Dans l'œil du démon, par Jun'ichirô Tanizaki
Ce petit roman ou cette grosse nouvelle est un inédit en France, très récemment traduit, soit cent ans après sa parution. C’est un récit étrange, une histoire vénéneuse qui trempe dans la sexualité, l’esthétisme, l’illusion, s’inspirant ouvertement d’Edgar Poe.
Sonomura, riche, oisif, est atteint de troubles mentaux, mal définis, mais qui requièrent la vigilance et la protection du narrateur, son ami, écrivain par ailleurs. Ce dernier reçoit un jour un appel de Sonomura qui lui annonce qu’un meurtre va être commis cette nuit, et veut que son ami l’accompagne. Il lui explique qu’il a en sa possession un bout de papier avec des chiffres et des sigles. Connaisseur du Scarabée d’or de Poe, il est un mesure de déchiffrer le message. Il l’a récupéré au cours d’une séance de cinéma, deux spectateurs devant lui, un homme et une femme ayant communiqué par les mains en présence d’un troisième. Le bout de papier a été égaré dans la salle.
Sonomura en détective perspicace, conclut qu’un meurtre est prémédité. Les deux amis se rendent au lieu présumé où le meurtre doit avoir lieu et en voyeurs accomplis, assistent à une scène étonnante : un des deux hommes est étendu la tête sur les genoux de la femme, mort, l’autre, complice de la femme, les prend en photo. Une bassine est là, pour accueillir le mort que l’on prévoit de dissoudre dans de l’acide. La femme est belle à en éblouir aussi bien le narrateur qui décrit longuement sa brûlante délicatesse que Sonomura qui n’a qu’une obsession, la revoir et la séduire. Ce qu’il fait en dépit des risques qu’il prend à tomber dans le piège qu’elle lui tend.
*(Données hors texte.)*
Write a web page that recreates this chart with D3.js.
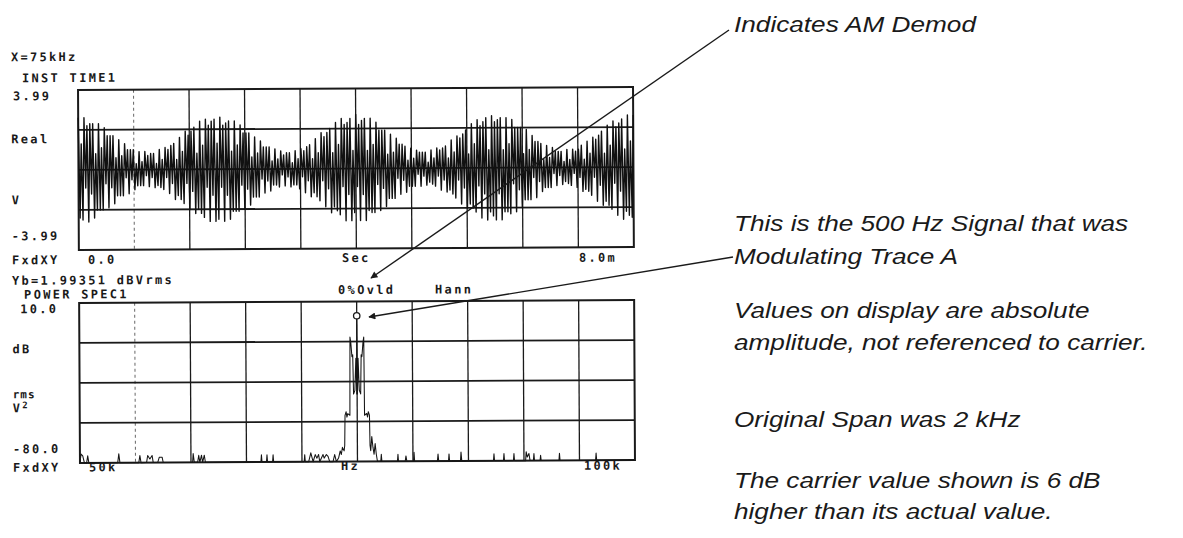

Envoûtement, dépendance, escroquerie, perversité, mise en scène, rythment le calvaire de Sonomura, avec un dénouement inattendu.
Avec des scènes fulgurantes comme la description détaillée de la beauté de la femme, Eiko, ou le désarroi de Sonomura sombrant dans son chemin de croix, ce petit roman est un bijou, dans lequel on retrouve le talent esthétisant de Tanizaki, sa tendance à explorer des sentiments humains extrêmes, son goût pour une certaine perversité ou dépravation de l’âme.